= School Prayer Amendment =

Proposed amendment to the United States Constitution

The School Prayer Amendment is a proposed amendment to the United States Constitution intended by its proponents to protect the right of the students if they wish, to voluntarily pray in schools, although opponents argue it allows for government-sponsored prayer.

In 1962 and 1963, the United States Supreme Court ruled that school prayer in the United States can not be enforced by government mandate due to the Establishment Clause, and that only voluntary prayer was legal. In reaction, the Senator Robert Byrd of West Virginia proposed this amendment to legalize school prayer. His proposal failed, but Byrd re-introduced the amendment on six occasions from 1973 to 1997.

==Background==
In the cases Engel v. Vitale (1962) and Abington School District v. Schempp (1963), the United States Supreme Court ruled that government mandated school prayer is unconstitutional under the Establishment Clause of the First Amendment. However voluntary prayer is not unconstitutional.

The history of school prayer amendment began in 1962 with the Supreme Court case of Engel v. Vitale. A New York policy required schools to begin each day with a word of prayer. Regarding this case, Justice Hugo Black wrote "... the constitutional prohibition against laws respecting an establishment of religion must at least mean that in this country it is no part of the business of government to compose official prayers for any group of the American people to recite as a part of a religious program carried on by government."

The next year, a similar case arose: Abington Township School District v. Schempp. The effect of this incident was the prohibition of school officials from organizing or leading prayers as well as devotional Bible reading in public schools. Abington v. Schempp required that school faculties should neither promote nor degrade religion. The Supreme Court next examined school prayer in 1985 with the case of Wallace v. Jaffree. A change to Alabama's moment-of-silence law included a requirement that the moment of silence must be for "meditation or voluntary prayer." The Court saw the change as government promotion of prayer in the schools, and overturned the change to the law. The justices explained that a moment of silence is appropriate, but not for any religious purpose.

==Text==

Article--

SECTION 1. To secure the people's right to acknowledge God according to the dictates of conscience: The people's right to pray and to recognize their religious beliefs, heritage, or traditions on public property, including schools, shall not be infringed. The Government shall not require any person to join in prayer or other religious activity, initiate or designate school prayers, discriminate against religion, or deny equal access to a benefit on account of religion.

=== H. J. RES. 16 ===

Article—

Nothing in this Constitution shall be construed to prohibit individual or group prayer in public schools or other public institutions. No person shall be required by the United States or by any State to participate in prayer. Neither the United States nor any State shall prescribe the content of any such prayer.

==History==
Democratic Senator Robert Byrd of West Virginia proposed the amendment in 1962, 1973, 1979, 1982, 1993, 1995, and 1997.

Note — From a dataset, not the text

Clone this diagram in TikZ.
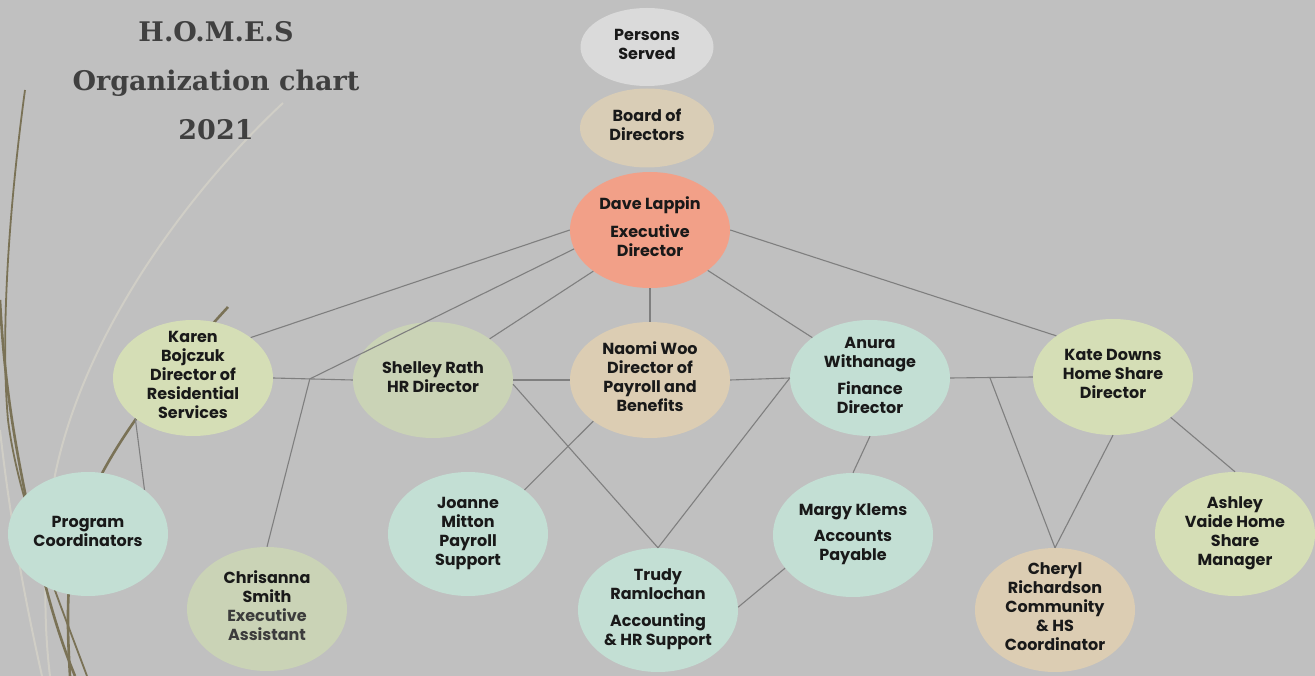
\documentclass[tikz,border=0pt]{standalone}
\usepackage{fontspec}
\setmainfont{Poppins}
\newfontfamily\titlefont{DejaVu Serif}
\usetikzlibrary{shapes.geometric,calc}
\definecolor{bgc}{HTML}{C0C0C0}
\definecolor{persc}{HTML}{DADADA}
\definecolor{boardc}{HTML}{D9CDB6}
\definecolor{davec}{HTML}{F2A088}
\definecolor{yelc}{HTML}{D5DEB6}
\definecolor{sagec}{HTML}{CAD3B6}
\definecolor{beigec}{HTML}{DCCDB3}
\definecolor{tealc}{HTML}{C3DFD4}
\definecolor{linec}{HTML}{7F7F7F}
\definecolor{olivec}{HTML}{7A7256}
\definecolor{wispc}{HTML}{D0CEC6}
\definecolor{titlec}{HTML}{404040}
\definecolor{subc}{HTML}{3C3C3C}
\newcommand{\btext}[1]{\makebox[0pt]{\raisebox{-6.5pt}{\smash{\begin{tabular}{@{}c@{}}#1\end{tabular}}}}}
\tikzset{
  bub/.style={ellipse, inner sep=0pt, minimum width=160pt, minimum height=116pt,
    text=black!90, font=\fontsize{16}{19}\selectfont\bfseries},
  bublow/.style={bub, minimum height=124pt},
  conn/.style={draw=linec, line width=1.1pt},
  wisp/.style={draw=wispc, line width=2pt},
  olive/.style={draw=olivec, line width=2.2pt},
  ttl/.style={text=titlec, font=\titlefont\bfseries\fontsize{27}{30}\selectfont, anchor=base, inner sep=0pt}
}
\begin{document}
\begin{tikzpicture}[x=1pt,y=-1pt]
\useasboundingbox (0,0) rectangle (1315,676);
\fill[bgc] (0,0) rectangle (1315,676);

% decorative wisps
\draw[wisp] (283,103) .. controls (190,190) and (85,330) .. (55,475) .. controls (45,540) and (42,610) .. (50,676);
\draw[wisp] (0,430) .. controls (10,520) and (25,600) .. (42,676);
\draw[olive, line width=1.8pt] (25,90) .. controls (10,200) and (0,330) .. (8,420) .. controls (18,500) and (55,590) .. (87,676);
\draw[olive, line width=2.6pt] (0,300) .. controls (5,400) and (20,470) .. (35,540) .. controls (45,590) and (60,640) .. (75,676);
\draw[olive, line width=2.6pt] (228,307) .. controls (170,370) and (95,460) .. (75,540) .. controls (65,590) and (68,640) .. (70,676);

% title
\node[ttl] (t1) at (216,42) {H.O.M.E.S};
\node[ttl] (t2) at (216,91) {Organization chart};
\node[ttl] (t3) at (216,140) {2021};

% nodes
\node[bub, fill=persc, minimum width=133pt, minimum height=78pt] (pers) at (647,47) {\btext{Persons\\Served}};
\node[bub, fill=boardc, minimum width=134pt, minimum height=79pt] (board) at (647,128) {\btext{Board of\\Directors}};
\node[bub, fill=davec] (dave) at (650,230) {\btext{Dave Lappin\\[9pt]Executive\\Director}};
\node[bub, fill=yelc] (karen) at (193,378) {\btext{Karen\\Bojczuk\\Director of\\Residential\\Services}};
\node[bub, fill=sagec] (shelley) at (433,380) {\btext{Shelley Rath\\HR Director}};
\node[bub, fill=beigec] (naomi) at (650,380) {\btext{Naomi Woo\\Director of\\Payroll and\\Benefits}};
\node[bub, fill=tealc] (anura) at (870,378) {\btext{Anura\\Withanage\\[8pt]Finance\\Director}};
\node[bub, fill=yelc] (kate) at (1113,377) {\btext{Kate Downs\\Home Share\\Director}};
\node[bublow, fill=tealc] (prog) at (88,534) {\btext{Program\\Coordinators}};
\node[bublow, fill=sagec] (chris) at (267,609) {\btext{Chrisanna\\Smith\\\color{subc}Executive\\\color{subc}Assistant}};
\node[bublow, fill=tealc] (joanne) at (468,534) {\btext{Joanne\\Mitton\\Payroll\\Support}};
\node[bublow, fill=tealc] (trudy) at (658,610) {\btext{Trudy\\Ramlochan\\[8pt]Accounting\\\& HR Support}};
\node[bublow, fill=tealc] (margy) at (853,535) {\btext{Margy Klems\\[7pt]Accounts\\Payable}};
\node[bublow, fill=beigec] (cheryl) at (1055,610) {\btext{Cheryl\\Richardson\\Community\\\& HS\\Coordinator}};
\node[bublow, fill=yelc] (ashley) at (1235,534) {\btext{Ashley\\Vaide Home\\Share\\Manager}};

% junctions
\coordinate (j1) at ($(karen.east)!0.46!(shelley.west)$);
\coordinate (j3) at ($(anura.east)!0.48!(kate.west)$);

% connectors
\draw[conn] (dave.180) -- (karen.35);
\draw[conn] (dave.194) -- (j1);
\draw[conn] (j1) -- (chris.north);
\draw[conn] (karen.east) -- (shelley.west);
\draw[conn] (dave.216) -- (shelley.36);
\draw[conn] (dave.south) -- (naomi.north);
\draw[conn] (dave.-35) -- (anura.145);
\draw[conn] (dave.0) -- (kate.144);
\draw[conn] (shelley.east) -- (naomi.west);
\draw[conn] (shelley.-3) -- (trudy.north);
\draw[conn] (naomi.216) -- (joanne.38);
\draw[conn] (naomi.east) -- (anura.west);
\draw[conn] (anura.west) -- (trudy.north);
\draw[conn] (anura.south) -- (margy.north);
\draw[conn] (margy.206) -- (trudy.2);
\draw[conn] (anura.east) -- (kate.west);
\draw[conn] (j3) -- (cheryl.north);
\draw[conn] (kate.south) -- (cheryl.north);
\draw[conn] (kate.-35) -- (ashley.north);
\draw[conn] (karen.215) -- (prog.38);
\end{tikzpicture}
\end{document}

The New York Times reported in July 1999 that the House of Representatives, at that time occupied by a Republican majority, had long been proposing such an amendment but was preoccupied with a competing, more general amendment allowing for "religious freedoms" proposed by Henry Hyde, then-Chairman of the House Judiciary Committee. Representative Ernest Istook, a Republican from Oklahoma's 5th congressional district, proposed the amendment on May 8, 1997. In March 1998, the Judiciary Committee passed the bill by a 16–11 vote. On June 4, 1998, the full House voted on the amendment, 224–203 in favor. The vote was 61 short of the two-thirds majority required by Article Five of the United States Constitution to propose a constitutional amendment.

Istook reintroduced the amendment to Congress twice: first in 1999 as the House Joint Resolution 66 and in 2001 as the "Religious Speech Amendment". Byrd proposed the amendment again on April 29, 2006.

Though the proposed amendment failed to be adopted, it led to the passing of the Equal Access Act.

Rick Perry, governor of Texas and Republican a former candidate for the 2012 presidential election, said in an interview on Fox News Sunday on December 11, 2011: "I would support a constitutional amendment that allows our children to pray in school anytime they would like."

==Reception==
The Freedom From Religion Foundation, American Civil Liberties Union, and Americans United for Separation of Church and State have all expressed opposition to this amendment. The Family Research Council has supported it.
==Polls==
In 1985, a nationwide telephone poll by The Washington Post found that 61% supported a School Prayer Amendment, 31% opposed it, and 8% had no opinion.

In 2005, a telephone poll administered by Gallup found that 76% of Americans favor "a constitutional amendment".